By Huw Jones
LONDON (Reuters) - Global regulators warned on Wednesday of shortcomings in efforts to ensure that clearing houses can recover from a crisis without a meltdown in the financial system or a taxpayer bailout.
A number of gaps have been identified at clearing houses which warrant immediate high priority action, the regulators said, adding that gaps in compliance with rules for preventing them from becoming too-big-to-fail must be plugged by December.
Following the financial crisis regulators required trillions of dollars of derivatives like interest rate and credit default swaps to go through clearing to boost safety and transparency.

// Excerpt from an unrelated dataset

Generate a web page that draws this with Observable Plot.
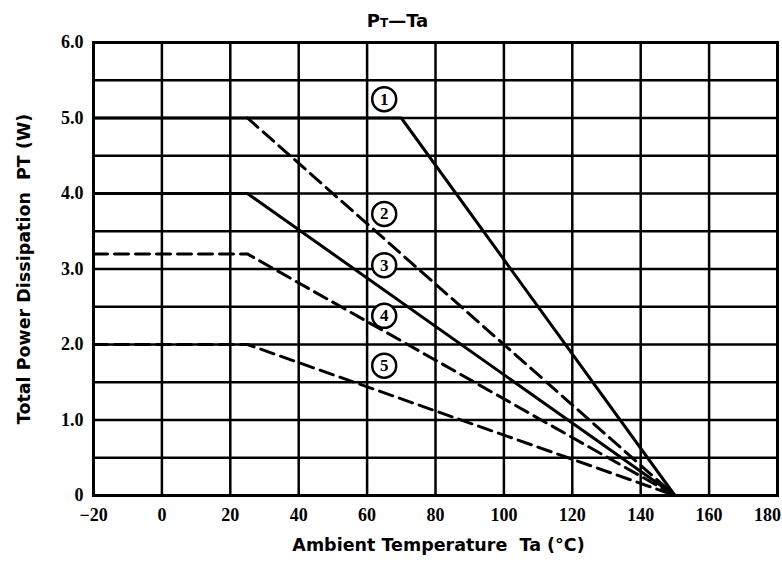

This has led to a sharp growth in volumes passing through a clearing house, a third party that ensures a trade is completed, even if one side of the transaction goes bust.

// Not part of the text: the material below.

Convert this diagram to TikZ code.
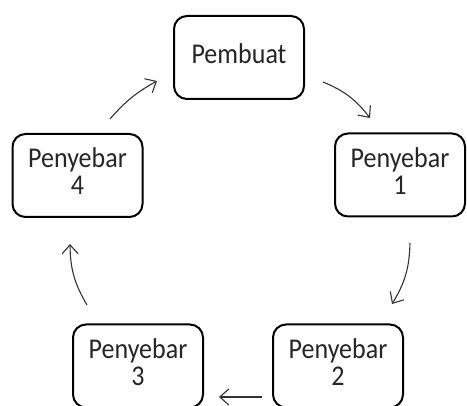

"One area was recovery planning, where a number of clearing houses had not yet put in place the full set of recovery rules and procedures," IOSCO and CPMI said.
A number of clearers had also not put in place policies to ensure they maintain the required level of financial resources, such as cash and collateral, on an on-going basis.

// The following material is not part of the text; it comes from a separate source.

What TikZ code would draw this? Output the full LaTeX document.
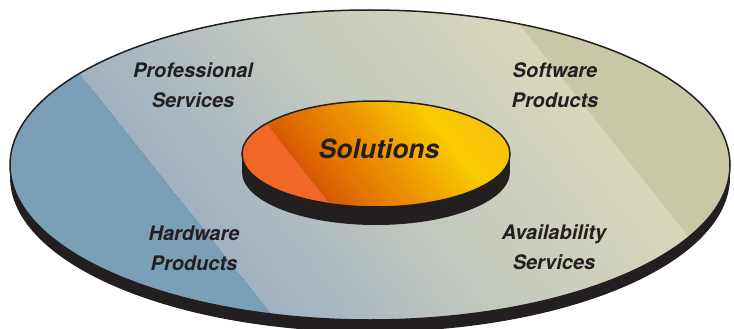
\documentclass[tikz,border=0pt]{standalone}
\usepackage{fontspec}
\setmainfont{TeX Gyre Heros}

\definecolor{bandblue}{RGB}{122,159,182}
\definecolor{ringA}{RGB}{160,177,193}
\definecolor{ringB}{RGB}{196,201,190}
\definecolor{ringC}{RGB}{216,215,186}
\definecolor{bandtan}{RGB}{200,199,166}
\definecolor{coreband}{RGB}{242,102,38}
\definecolor{coreA}{RGB}{216,90,6}
\definecolor{coreB}{RGB}{236,140,0}
\definecolor{coreC}{RGB}{248,204,0}
\definecolor{coreD}{RGB}{250,190,18}
\definecolor{rim}{RGB}{35,31,32}

% one stretch of the diagonal gradient, as thin strips
\newcommand{\gradseg}[4]{%
  \foreach \k in {0,...,19}{%
    \pgfmathsetmacro\stripa{#1+(#2-#1)*\k/20}%
    \pgfmathsetmacro\stripb{#1+(#2-#1)*(\k+1)/20+0.8}%
    \pgfmathtruncatemacro\mixpct{round(100-100*\k/19)}%
    \fill[#3!\mixpct!#4] (\stripa,-700) -- (\stripb,-700) -- (\stripb,700) -- (\stripa,700) -- cycle;
  }}

\tikzset{
  ringlabel/.style={font=\fontsize{20}{30}\selectfont\bfseries\itshape, text=rim, align=center},
  corelabel/.style={font=\fontsize{26.5}{30}\selectfont\bfseries\itshape, text=rim},
  diagframe/.style={shift={(#1)}, x={(0.782pt,0.623pt)}, y={(0.623pt,-0.782pt)}}
}

\begin{document}
\begin{tikzpicture}[x=1pt,y=-1pt]
\useasboundingbox (0,0) rectangle (734,329);

% outer disc
\fill[rim] (370,177) ellipse [x radius=360, y radius=155];
\fill[rim] (10,165) rectangle (730,177);
\begin{scope}
  \clip (370,165) ellipse [x radius=360, y radius=155];
  \begin{scope}[diagframe={82,77}]
    \gradseg{0}{187}{ringA}{ringB}
    \gradseg{187}{375}{ringB}{ringC}
    \fill[bandblue] (-900,-700) -- (0,-700) -- (0,700) -- (-900,700) -- cycle;
    \fill[bandtan] (375,-700) -- (1200,-700) -- (1200,700) -- (375,700) -- cycle;
  \end{scope}
\end{scope}
\draw[rim, line width=1.5pt] (370,165) ellipse [x radius=360, y radius=155];

% inner disc
\fill[rim] (376,172) ellipse [x radius=134, y radius=53];
\fill[rim] (242,154) rectangle (510,172);
\begin{scope}
  \clip (376,154) ellipse [x radius=134, y radius=53];
  \begin{scope}[diagframe={265,122}]
    \gradseg{0}{62}{coreA}{coreB}
    \gradseg{62}{133}{coreB}{coreC}
    \gradseg{133}{185}{coreC}{coreD}
    \fill[coreband] (-600,-700) -- (0,-700) -- (0,700) -- (-600,700) -- cycle;
  \end{scope}
\end{scope}
\draw[rim, line width=1.5pt] (376,154) ellipse [x radius=134, y radius=53];

% labels
\node[ringlabel] (prof) at (193,85) {Professional\\Services};
\node[ringlabel] (soft) at (555,85) {Software\\Products};
\node[ringlabel] (hard) at (194,248) {Hardware\\Products};
\node[ringlabel] (avail) at (554,247) {Availability\\Services};
\node[corelabel] (sol) at (379,149) {Solutions};
\end{tikzpicture}
\end{document}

The updates were written by IOSCO, a global body of securities regulators, the Financial Stability Board, the Committee on Payments and Market Infrastructures (CPMI) - part of the Bank for International Settlements - and the global Basel Committee of banking supervisors.
Clearing houses should "promptly" identify any areas where changes are necessary and implement them by no later than the end of 2017, the regulators said.
They also named for the first time the clearing houses which they deem to be "systemically important" in more than one country, and must each come under their own "crisis management group" of supervisors.
These groups, founded on co-operation agreements signed by regulators, would monitor the clearing house in a crisis.
BME Clearing in Spain, Cassa in Italy, CME in the United States, Eurex Clearing in Germany, EuroCCP in the Netherlands, HKFE Clearing in Hong Kong, ICE Clear units in Britain and the United States, LCH units in France and Britain, Nasdaq Clearing in Sweden, and SIX x-clear in Switzerland were all named as systemic.
The regulators noted how the sector has become concentrated, with the biggest two, unamed, clearing houses accounting for about a third of all financial resources in the sector.